[Data items]
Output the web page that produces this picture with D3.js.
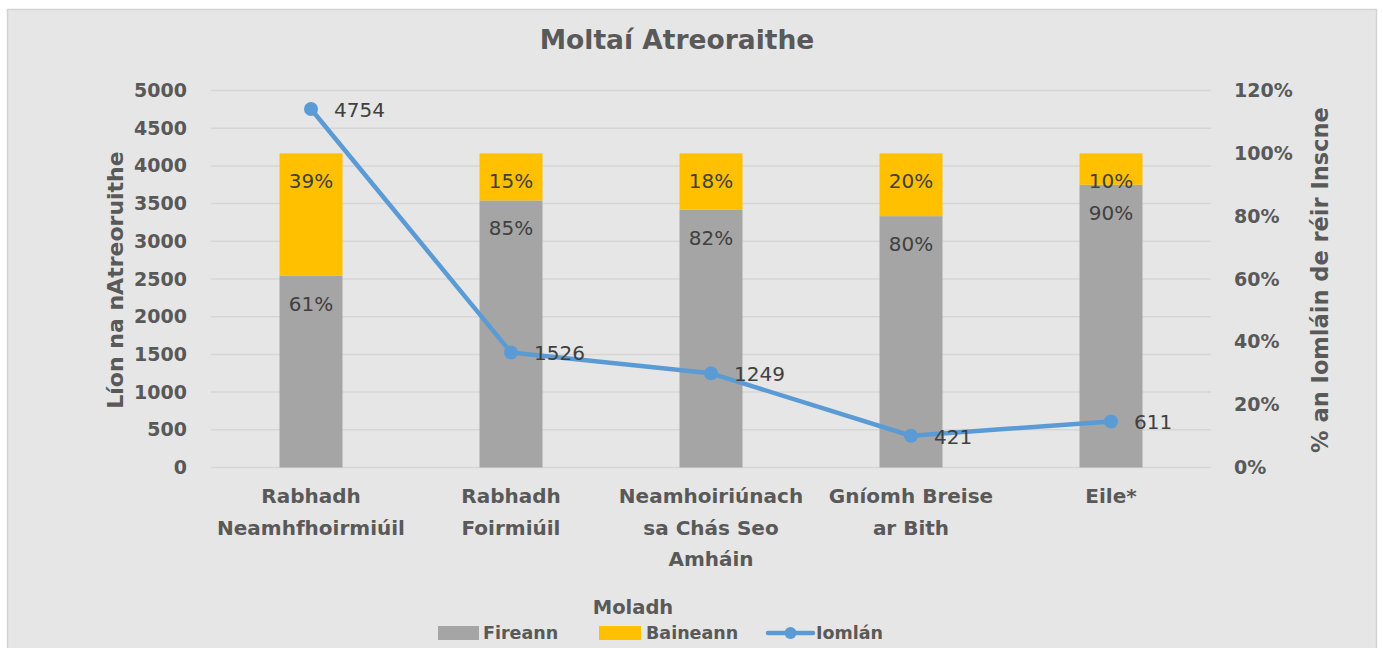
<!DOCTYPE html>
<html><head><meta charset="utf-8">
<script src="https://cdn.jsdelivr.net/npm/d3@7"></script>
<style>html,body{margin:0;padding:0;background:#fff;}svg{display:block;}</style>
</head><body>
<script>
// ---- data ----
const categories = ["Rabhadh Neamhfhoirmiúil", "Rabhadh Foirmiúil", "Neamhoiriúnach sa Chás Seo Amháin", "Gníomh Breise ar Bith", "Eile*"];
const categoryLines = [["Rabhadh","Neamhfhoirmiúil"],["Rabhadh","Foirmiúil"],["Neamhoiriúnach","sa Chás Seo","Amháin"],["Gníomh Breise","ar Bith"],["Eile*"]];
const fireann = [0.61, 0.85, 0.82, 0.80, 0.90];
const baineann = [0.39, 0.15, 0.18, 0.20, 0.10];
const iomlan = [4754, 1526, 1249, 421, 611];
const leftTicks = [0,500,1000,1500,2000,2500,3000,3500,4000,4500,5000];
const rightTicks = [0,0.2,0.4,0.6,0.8,1.0,1.2];
const seriesNames = ["Fireann","Baineann","Iomlán"];
const titleText = "Moltaí Atreoraithe";
const leftTitle = "Líon na nAtreoruithe";
const rightTitle = "% an Iomláin de réir Inscne";
const legendTitle = "Moladh";

const W = 1383, H = 648;
const FONT = "'DejaVu Sans', sans-serif";
const TXT = "#595959", LBL = "#404040";
const GRAY = "#a5a5a5", YEL = "#ffc000", BLUE = "#5b9bd5";

const svg = d3.select("body").append("svg").attr("width", W).attr("height", H);
svg.append("rect").attr("x",0).attr("y",0).attr("width",W).attr("height",H).attr("fill","#fff");
svg.append("rect").attr("x",7.5).attr("y",9.5).attr("width",1369).attr("height",H).attr("fill","#e6e6e6").attr("stroke","#d4d4d4").attr("stroke-width",1.5);

const x = d3.scaleBand().domain(categories).range([211,1211]).paddingInner(0.685).paddingOuter(0.3425);
const yL = d3.scaleLinear().domain([0,5000]).range([467.5,90.5]);
const yR = d3.scaleLinear().domain([0,1.2]).range([467.5,90.5]);

// gridlines
svg.append("g").selectAll("line").data(leftTicks).join("line")
  .attr("x1",211).attr("x2",1211).attr("y1",d=>yL(d)).attr("y2",d=>yL(d))
  .attr("stroke","#d6d6d6").attr("stroke-width",1.5);

// axes
const axL = svg.append("g").attr("transform","translate(211,0)")
  .call(d3.axisLeft(yL).tickValues(leftTicks).tickSize(0).tickPadding(24).tickFormat(d3.format("d")));
const axR = svg.append("g").attr("transform","translate(1211,0)")
  .call(d3.axisRight(yR).tickValues(rightTicks).tickSize(0).tickPadding(23).tickFormat(d3.format(".0%")));
[axL, axR].forEach(a => {
  a.select(".domain").remove();
  a.selectAll("text").attr("fill",TXT).style("font-family",FONT).style("font-weight","bold").style("font-size","19px");
});

// bars
const gBars = svg.append("g");
categories.forEach((c,i) => {
  gBars.append("rect").attr("x",x(c)).attr("width",x.bandwidth())
    .attr("y",yR(fireann[i])).attr("height",yR(0)-yR(fireann[i])).attr("fill",GRAY);
  gBars.append("rect").attr("x",x(c)).attr("width",x.bandwidth())
    .attr("y",yR(fireann[i]+baineann[i])).attr("height",yR(fireann[i])-yR(fireann[i]+baineann[i])).attr("fill",YEL);
  const cx = x(c)+x.bandwidth()/2;
  gBars.append("text").attr("x",cx).attr("y",yR(fireann[i]+baineann[i])+28).attr("dy","0.35em")
    .attr("text-anchor","middle").attr("fill",LBL).style("font-family",FONT).style("font-size","20px")
    .text(d3.format(".0%")(baineann[i]));
  gBars.append("text").attr("x",cx).attr("y",yR(fireann[i])+28).attr("dy","0.35em")
    .attr("text-anchor","middle").attr("fill",LBL).style("font-family",FONT).style("font-size","20px")
    .text(d3.format(".0%")(fireann[i]));
});

// line
const cxs = categories.map(c => x(c)+x.bandwidth()/2);
const line = d3.line().x((d,i)=>cxs[i]).y(d=>yL(d));
svg.append("path").datum(iomlan).attr("d",line).attr("fill","none").attr("stroke",BLUE)
  .attr("stroke-width",4.5).attr("stroke-linejoin","round").attr("stroke-linecap","round");
svg.append("g").selectAll("circle").data(iomlan).join("circle")
  .attr("cx",(d,i)=>cxs[i]).attr("cy",d=>yL(d)).attr("r",7).attr("fill",BLUE);
svg.append("g").selectAll("text").data(iomlan).join("text")
  .attr("x",(d,i)=>cxs[i]+23).attr("y",d=>yL(d)+1).attr("dy","0.35em")
  .attr("fill",LBL).style("font-family",FONT).style("font-size","20px").text(d=>d);

// category labels
categories.forEach((c,i) => {
  const t = svg.append("text").attr("text-anchor","middle").attr("fill",TXT)
    .style("font-family",FONT).style("font-weight","bold").style("font-size","20px");
  categoryLines[i].forEach((ln,j) => {
    t.append("tspan").attr("x",cxs[i]).attr("y",496+j*31.5).attr("dy","0.35em").text(ln);
  });
});

// title
svg.append("text").attr("x",677).attr("y",40).attr("dy","0.35em").attr("text-anchor","middle")
  .attr("fill",TXT).style("font-family",FONT).style("font-weight","bold").style("font-size","26.5px").text(titleText);

// axis titles
svg.append("text").attr("transform","translate(115,280) rotate(-90)").attr("dy","0.35em").attr("text-anchor","middle")
  .attr("fill",TXT).style("font-family",FONT).style("font-weight","bold").style("font-size","22px").text(leftTitle);
svg.append("text").attr("transform","translate(1320,280) rotate(-90)").attr("dy","0.35em").attr("text-anchor","middle")
  .attr("fill",TXT).style("font-family",FONT).style("font-weight","bold").style("font-size","22.5px").text(rightTitle);

// legend
svg.append("text").attr("x",633).attr("y",607).attr("dy","0.35em").attr("text-anchor","middle")
  .attr("fill",TXT).style("font-family",FONT).style("font-weight","bold").style("font-size","19.5px").text(legendTitle);
const lg = svg.append("g");
const legY = 633;
lg.append("rect").attr("x",438).attr("y",legY-7).attr("width",41).attr("height",14).attr("fill",GRAY);
lg.append("text").attr("x",483).attr("y",legY).attr("dy","0.35em").text(seriesNames[0]);
lg.append("rect").attr("x",599).attr("y",legY-7).attr("width",42).attr("height",14).attr("fill",YEL);
lg.append("text").attr("x",646).attr("y",legY).attr("dy","0.35em").text(seriesNames[1]);
lg.append("line").attr("x1",768).attr("x2",813).attr("y1",legY).attr("y2",legY).attr("stroke",BLUE).attr("stroke-width",4.5).attr("stroke-linecap","round");
lg.append("circle").attr("cx",790.5).attr("cy",legY).attr("r",6).attr("fill",BLUE);
lg.append("text").attr("x",816).attr("y",legY).attr("dy","0.35em").text(seriesNames[2]);
lg.selectAll("text").attr("fill",TXT).style("font-family",FONT).style("font-weight","bold").style("font-size","17.5px");
</script>
</body></html>
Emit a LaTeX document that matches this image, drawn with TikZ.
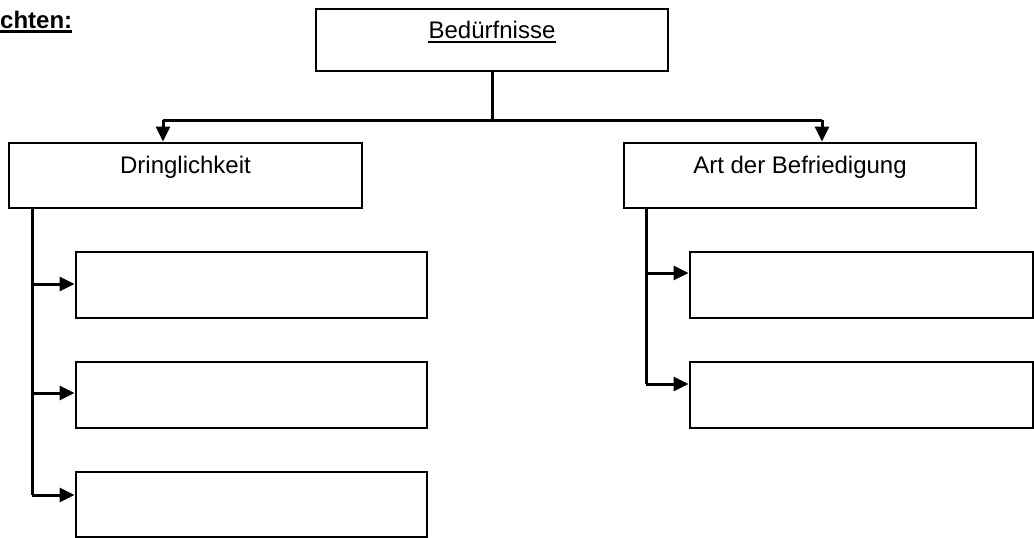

(Problem description): Retype every record above exactly as written, but leave out the pictures.

(Solution for this task):
Output the web page that produces this picture with D3.js.
<!DOCTYPE html>
<html><head><meta charset="utf-8">
<script src="https://cdn.jsdelivr.net/npm/d3@7"></script>
<style>html,body{margin:0;padding:0;background:#fff;}svg{display:block;}</style>
</head><body>
<script>
// ---- data ----
const categories = ["Rabhadh Neamhfhoirmiúil", "Rabhadh Foirmiúil", "Neamhoiriúnach sa Chás Seo Amháin", "Gníomh Breise ar Bith", "Eile*"];
const categoryLines = [["Rabhadh","Neamhfhoirmiúil"],["Rabhadh","Foirmiúil"],["Neamhoiriúnach","sa Chás Seo","Amháin"],["Gníomh Breise","ar Bith"],["Eile*"]];
const fireann = [0.61, 0.85, 0.82, 0.80, 0.90];
const baineann = [0.39, 0.15, 0.18, 0.20, 0.10];
const iomlan = [4754, 1526, 1249, 421, 611];
const leftTicks = [0,500,1000,1500,2000,2500,3000,3500,4000,4500,5000];
const rightTicks = [0,0.2,0.4,0.6,0.8,1.0,1.2];
const seriesNames = ["Fireann","Baineann","Iomlán"];
const titleText = "Moltaí Atreoraithe";
const leftTitle = "Líon na nAtreoruithe";
const rightTitle = "% an Iomláin de réir Inscne";
const legendTitle = "Moladh";

const W = 1383, H = 648;
const FONT = "'DejaVu Sans', sans-serif";
const TXT = "#595959", LBL = "#404040";
const GRAY = "#a5a5a5", YEL = "#ffc000", BLUE = "#5b9bd5";

const svg = d3.select("body").append("svg").attr("width", W).attr("height", H);
svg.append("rect").attr("x",0).attr("y",0).attr("width",W).attr("height",H).attr("fill","#fff");
svg.append("rect").attr("x",7.5).attr("y",9.5).attr("width",1369).attr("height",H).attr("fill","#e6e6e6").attr("stroke","#d4d4d4").attr("stroke-width",1.5);

const x = d3.scaleBand().domain(categories).range([211,1211]).paddingInner(0.685).paddingOuter(0.3425);
const yL = d3.scaleLinear().domain([0,5000]).range([467.5,90.5]);
const yR = d3.scaleLinear().domain([0,1.2]).range([467.5,90.5]);

// gridlines
svg.append("g").selectAll("line").data(leftTicks).join("line")
  .attr("x1",211).attr("x2",1211).attr("y1",d=>yL(d)).attr("y2",d=>yL(d))
  .attr("stroke","#d6d6d6").attr("stroke-width",1.5);

// axes
const axL = svg.append("g").attr("transform","translate(211,0)")
  .call(d3.axisLeft(yL).tickValues(leftTicks).tickSize(0).tickPadding(24).tickFormat(d3.format("d")));
const axR = svg.append("g").attr("transform","translate(1211,0)")
  .call(d3.axisRight(yR).tickValues(rightTicks).tickSize(0).tickPadding(23).tickFormat(d3.format(".0%")));
[axL, axR].forEach(a => {
  a.select(".domain").remove();
  a.selectAll("text").attr("fill",TXT).style("font-family",FONT).style("font-weight","bold").style("font-size","19px");
});

// bars
const gBars = svg.append("g");
categories.forEach((c,i) => {
  gBars.append("rect").attr("x",x(c)).attr("width",x.bandwidth())
    .attr("y",yR(fireann[i])).attr("height",yR(0)-yR(fireann[i])).attr("fill",GRAY);
  gBars.append("rect").attr("x",x(c)).attr("width",x.bandwidth())
    .attr("y",yR(fireann[i]+baineann[i])).attr("height",yR(fireann[i])-yR(fireann[i]+baineann[i])).attr("fill",YEL);
  const cx = x(c)+x.bandwidth()/2;
  gBars.append("text").attr("x",cx).attr("y",yR(fireann[i]+baineann[i])+28).attr("dy","0.35em")
    .attr("text-anchor","middle").attr("fill",LBL).style("font-family",FONT).style("font-size","20px")
    .text(d3.format(".0%")(baineann[i]));
  gBars.append("text").attr("x",cx).attr("y",yR(fireann[i])+28).attr("dy","0.35em")
    .attr("text-anchor","middle").attr("fill",LBL).style("font-family",FONT).style("font-size","20px")
    .text(d3.format(".0%")(fireann[i]));
});

// line
const cxs = categories.map(c => x(c)+x.bandwidth()/2);
const line = d3.line().x((d,i)=>cxs[i]).y(d=>yL(d));
svg.append("path").datum(iomlan).attr("d",line).attr("fill","none").attr("stroke",BLUE)
  .attr("stroke-width",4.5).attr("stroke-linejoin","round").attr("stroke-linecap","round");
svg.append("g").selectAll("circle").data(iomlan).join("circle")
  .attr("cx",(d,i)=>cxs[i]).attr("cy",d=>yL(d)).attr("r",7).attr("fill",BLUE);
svg.append("g").selectAll("text").data(iomlan).join("text")
  .attr("x",(d,i)=>cxs[i]+23).attr("y",d=>yL(d)+1).attr("dy","0.35em")
  .attr("fill",LBL).style("font-family",FONT).style("font-size","20px").text(d=>d);

// category labels
categories.forEach((c,i) => {
  const t = svg.append("text").attr("text-anchor","middle").attr("fill",TXT)
    .style("font-family",FONT).style("font-weight","bold").style("font-size","20px");
  categoryLines[i].forEach((ln,j) => {
    t.append("tspan").attr("x",cxs[i]).attr("y",496+j*31.5).attr("dy","0.35em").text(ln);
  });
});

// title
svg.append("text").attr("x",677).attr("y",40).attr("dy","0.35em").attr("text-anchor","middle")
  .attr("fill",TXT).style("font-family",FONT).style("font-weight","bold").style("font-size","26.5px").text(titleText);

// axis titles
svg.append("text").attr("transform","translate(115,280) rotate(-90)").attr("dy","0.35em").attr("text-anchor","middle")
  .attr("fill",TXT).style("font-family",FONT).style("font-weight","bold").style("font-size","22px").text(leftTitle);
svg.append("text").attr("transform","translate(1320,280) rotate(-90)").attr("dy","0.35em").attr("text-anchor","middle")
  .attr("fill",TXT).style("font-family",FONT).style("font-weight","bold").style("font-size","22.5px").text(rightTitle);

// legend
svg.append("text").attr("x",633).attr("y",607).attr("dy","0.35em").attr("text-anchor","middle")
  .attr("fill",TXT).style("font-family",FONT).style("font-weight","bold").style("font-size","19.5px").text(legendTitle);
const lg = svg.append("g");
const legY = 633;
lg.append("rect").attr("x",438).attr("y",legY-7).attr("width",41).attr("height",14).attr("fill",GRAY);
lg.append("text").attr("x",483).attr("y",legY).attr("dy","0.35em").text(seriesNames[0]);
lg.append("rect").attr("x",599).attr("y",legY-7).attr("width",42).attr("height",14).attr("fill",YEL);
lg.append("text").attr("x",646).attr("y",legY).attr("dy","0.35em").text(seriesNames[1]);
lg.append("line").attr("x1",768).attr("x2",813).attr("y1",legY).attr("y2",legY).attr("stroke",BLUE).attr("stroke-width",4.5).attr("stroke-linecap","round");
lg.append("circle").attr("cx",790.5).attr("cy",legY).attr("r",6).attr("fill",BLUE);
lg.append("text").attr("x",816).attr("y",legY).attr("dy","0.35em").text(seriesNames[2]);
lg.selectAll("text").attr("fill",TXT).style("font-family",FONT).style("font-weight","bold").style("font-size","17.5px");
</script>
</body></html>
Emit a LaTeX document that matches this image, drawn with TikZ.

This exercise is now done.